The analysis of relationship between economic uncertainty shock and stock market illiquidity using Time-Varying Structural VAR Model (TVSVAR)
Subject Areas : Journal of Capital Market Analysisseyed hamed poorhosseini 1 , Hossein Sharifi Renani 2 , Saeed Daie-Karimzadeh 3
1 - Ph.D. Candidate, Department of Economics, Isfahan (Khorasgan) Branch, Islamic Azad University, Isfahan, Iran
2 - Associate Professor, Department of Economics, Isfahan (Khorasgan) Branch, Islamic Azad University, Isfahan, Iran
3 - Assistant Professor, Department of Economics, Associate Professor, Department of Economics, Isfahan (Khorasgan) Branch, Islamic Azad University, Isfahan, Iran.
Keywords: Economic uncertainty, inflation, Liquidity volume, Illiquidity, TVSVAR model,
Abstract :
Uncertainty can have profound consequences for both companies and individuals hoping to make optimal decisions for their benefit. Economic agents in financial markets are generally concerned about uncertainty in the political, economic and environmental spheres. When prior expectations are compromised by the increased likelihood of uncertain outcomes, agents must wait for the waves of uncertainty to dissipate before making sound financial decisions.

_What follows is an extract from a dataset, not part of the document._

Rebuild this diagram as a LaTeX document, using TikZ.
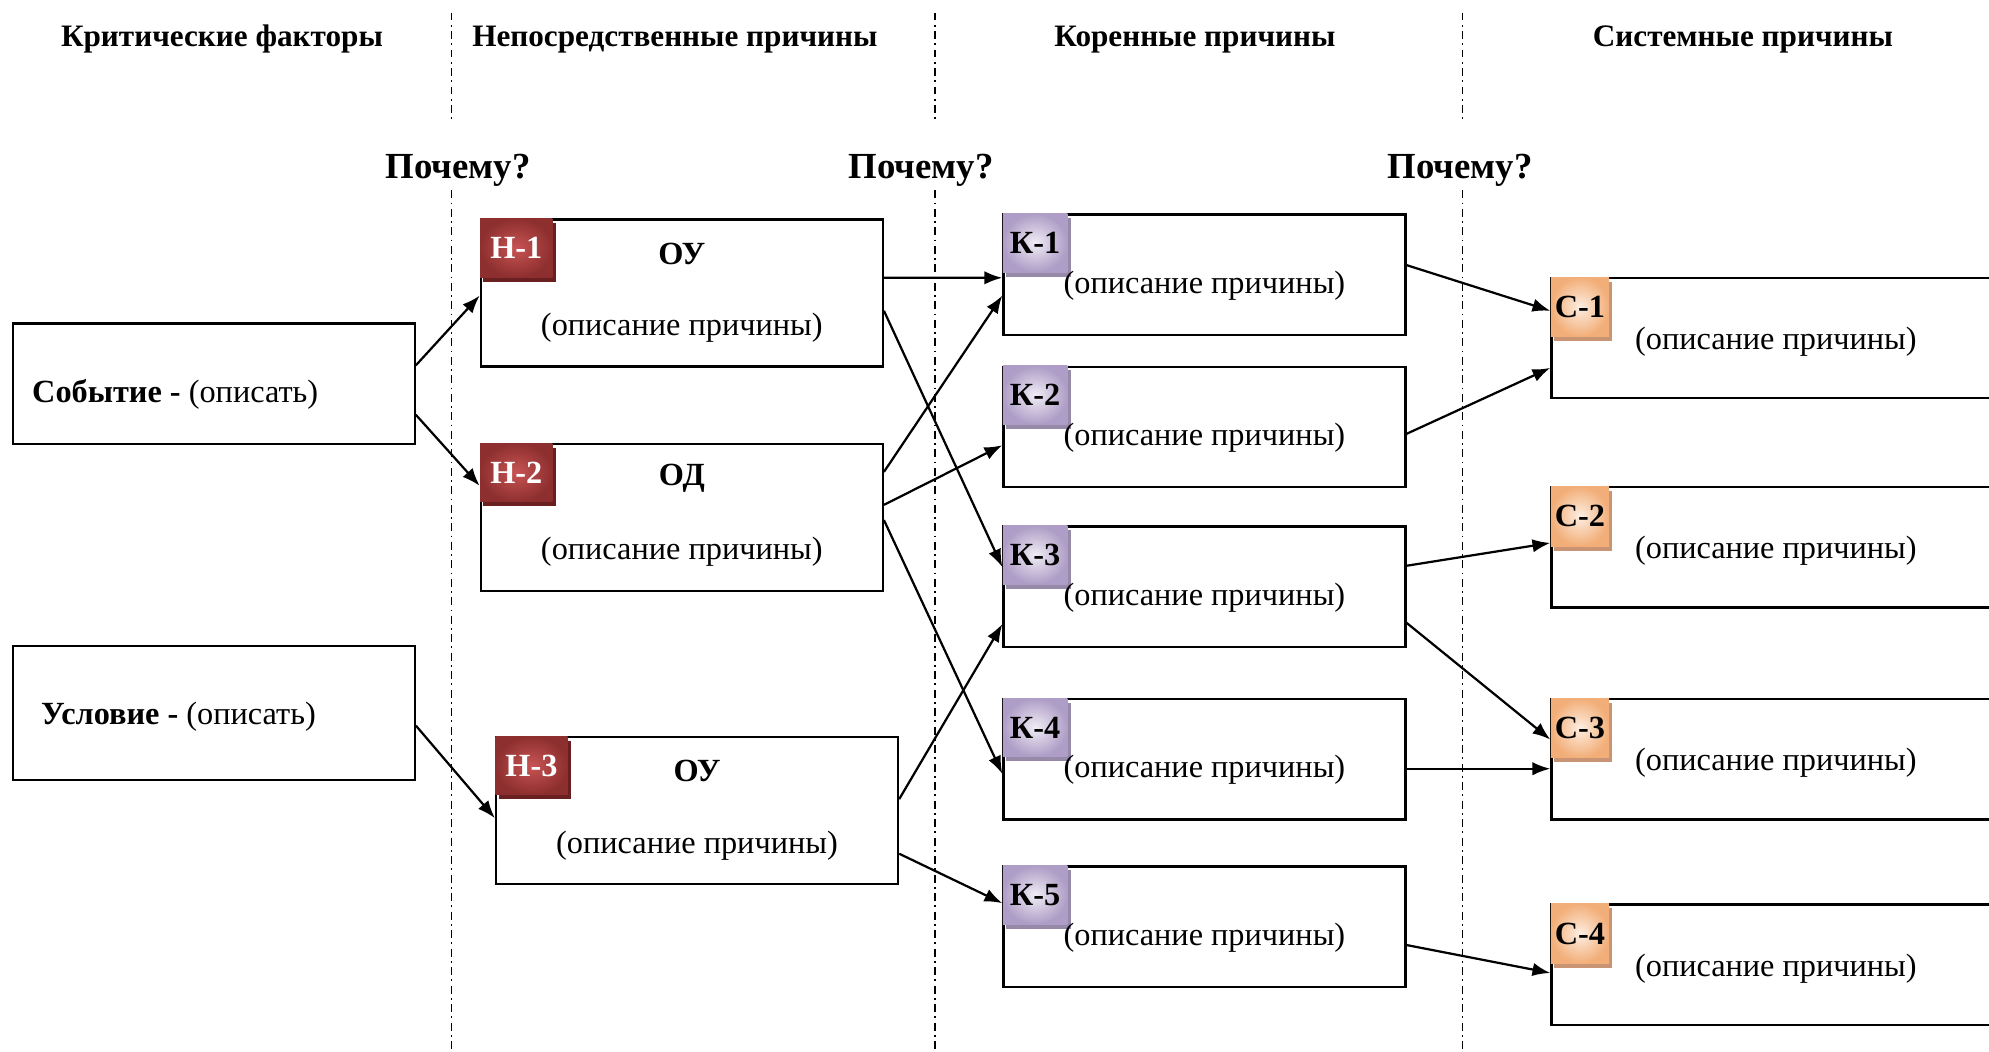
\documentclass[tikz,border=0pt]{standalone}
\usepackage{fontspec}
\setmainfont{Liberation Serif}
\usepackage{tikz}
\usetikzlibrary{arrows.meta,calc,shadows}

\definecolor{hred}{HTML}{8E2F2F}
\definecolor{hredlt}{HTML}{C85454}
\definecolor{hredsh}{HTML}{6A2020}
\definecolor{klil}{HTML}{AE9DC6}
\definecolor{klillt}{HTML}{F0ECF5}
\definecolor{klilsh}{HTML}{978AA8}
\definecolor{corg}{HTML}{F2AE78}
\definecolor{corglt}{HTML}{FDEEE2}
\definecolor{corgsh}{HTML}{C99474}

\tikzset{
  box/.style={draw, line width=1pt, fill=white, minimum width=6.34cm, minimum height=1.9cm, inner sep=0pt},
  badge/.style={anchor=north west, minimum height=0.92cm, inner sep=0pt, font=\fontsize{14.5}{15}\selectfont\bfseries, shading=radial},
  hbadge/.style={badge, minimum width=1.14cm, inner color=hredlt, outer color=hred, text=white, general shadow={fill=hredsh, shadow xshift=1.5pt, shadow yshift=-2pt}},
  kbadge/.style={badge, minimum width=1.02cm, inner color=klillt, outer color=klil, general shadow={fill=klilsh, shadow xshift=1.5pt, shadow yshift=-2pt}},
  cbadge/.style={badge, minimum width=0.92cm, minimum height=0.94cm, inner color=corglt, outer color=corg, general shadow={fill=corgsh, shadow xshift=1.5pt, shadow yshift=-2pt}},
  desc/.style={font=\fontsize{14.5}{17}\selectfont},
  colhead/.style={font=\fontsize{14}{16}\selectfont\bfseries},
  why/.style={font=\fontsize{16.5}{18}\selectfont\bfseries},
  sep/.style={line width=0.8pt, dash pattern=on 3.5pt off 2pt on 0.8pt off 2pt},
  link/.style={line width=1pt, -{Latex[length=8pt,width=6pt]}}
}

\begin{document}
\begin{tikzpicture}[x=0.02cm, y=-0.02cm]
  \useasboundingbox (0,0) rectangle (1568,829);
  \clip (0,0) rectangle (1568,829);

  % column heads
  \node[colhead] (hd1) at (175,31) {Критические факторы};
  \node[colhead] (hd2) at (532,31) {Непосредственные причины};
  \node[colhead] (hd3) at (942,31) {Коренные причины};
  \node[colhead] (hd4) at (1374,31) {Системные причины};
  \node[why] (why1) at (361,134) {Почему?};
  \node[why] (why2) at (726,134) {Почему?};
  \node[why] (why3) at (1151,134) {Почему?};

  \foreach \x in {356,737,1153} {
    \draw[sep] (\x,10) -- (\x,95);
    \draw[sep] (\x,150) -- (\x,829);
  }

  % critical factors
  \node[box] (sob) at (168.5,302.5) {};
  \node[desc, anchor=west] at ($(sob.west)+(10,8.5)$) {\textbf{Событие -} (описать)};
  \node[box, minimum height=2.12cm] (usl) at (168.5,562) {};
  \node[desc, anchor=west] at ($(usl.west)+(17,3)$) {\textbf{Условие -} (описать)};

  % immediate causes
  \node[box, minimum height=2.32cm] (h1) at (537.5,231) {};
  \node[hbadge] at (h1.north west) {Н-1};
  \node[desc, font=\fontsize{14.5}{17}\selectfont\bfseries] at ($(h1)+(0,-31)$) {ОУ};
  \node[desc] at ($(h1)+(0,27)$) {(описание причины)};
  \node[box, minimum height=2.32cm] (h2) at (537.5,408) {};
  \node[hbadge] at (h2.north west) {Н-2};
  \node[desc, font=\fontsize{14.5}{17}\selectfont\bfseries] at ($(h2)+(0,-31)$) {ОД};
  \node[desc] at ($(h2)+(0,27)$) {(описание причины)};
  \node[box, minimum height=2.32cm] (h3) at (549.5,639) {};
  \node[hbadge] at (h3.north west) {Н-3};
  \node[desc, font=\fontsize{14.5}{17}\selectfont\bfseries] at ($(h3)+(0,-31)$) {ОУ};
  \node[desc] at ($(h3)+(0,28)$) {(описание причины)};

  % root causes
  \foreach \i/\y in {1/216.5,2/336.5,3/462.5,4/598.5,5/730.5} {
    \node[box] (k\i) at (949.5,\y) {};
    \node[kbadge] at (k\i.north west) {К-\i};
    \node[desc] at ($(k\i)+(0,8.5)$) {(описание причины)};
  }

  % system causes
  \foreach \i/\y in {1/266.5,2/431.5,3/598.5,4/760.5} {
    \node[box, minimum width=8cm] (c\i) at (1423,\y) {};
    \node[cbadge] at (c\i.north west) {С-\i};
    \node[desc] at ($(c\i)+(-23,3)$) {(описание причины)};
  }

  \draw[link] ($(sob.east)+(0,-14.5)$) -- ($(h1.west)+(0,2)$);
  \draw[link] ($(sob.east)+(0,24.5)$) -- ($(h2.west)+(0,-25)$);
  \draw[link] ($(usl.east)+(0,10)$) -- ($(h3.west)+(0,6)$);
  \draw[link] ($(h1.east)+(0,-12)$) -- ($(k1.west)+(0,2.5)$);
  \draw[link] ($(h1.east)+(0,14)$) -- ($(k3.west)+(0,-15.5)$);
  \draw[link] ($(h2.east)+(0,-36)$) -- ($(k1.west)+(0,16.5)$);
  \draw[link] ($(h2.east)+(0,-10)$) -- ($(k2.west)+(0,14.5)$);
  \draw[link] ($(h2.east)+(0,2)$) -- ($(k4.west)+(0,11.5)$);
  \draw[link] ($(h3.east)+(0,-9)$) -- ($(k3.west)+(0,29.5)$);
  \draw[link] ($(h3.east)+(0,34)$) -- ($(k5.west)+(0,-18.5)$);
  \draw[link] ($(k1.east)+(0,-7.5)$) -- ($(c1.west)+(0,-21.5)$);
  \draw[link] ($(k2.east)+(0,5.5)$) -- ($(c1.west)+(0,23.5)$);
  \draw[link] ($(k3.east)+(0,-16.5)$) -- ($(c2.west)+(0,-3.5)$);
  \draw[link] ($(k3.east)+(0,28.5)$) -- ($(c3.west)+(0,-15.5)$);
  \draw[link] ($(k4.east)+(0,7.5)$) -- ($(c3.west)+(0,7.5)$);
  \draw[link] ($(k5.east)+(0,14.5)$) -- ($(c4.west)+(0,6.5)$);
\end{tikzpicture}
\end{document}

In this research, the relationship between economic uncertainty shock and illiquidity of the stock market has been analyzed using the Time-Varying Structural Vector Auto-regressive model TVSVAR during the years 2008:4-2020:3. The obtained results indicate that the effect of the economic uncertainty shock on illiquidity was positive and increasing in most of the periods and years under investigation, and the effect of the shock of liquidity volume growth on illiquidity had a decreasing effect in most of the periods and years. The effect of inflation shock on illiquidity increased in all the studied periods and years, but in 2016 and 2020, it had a decreasing effect in the final period.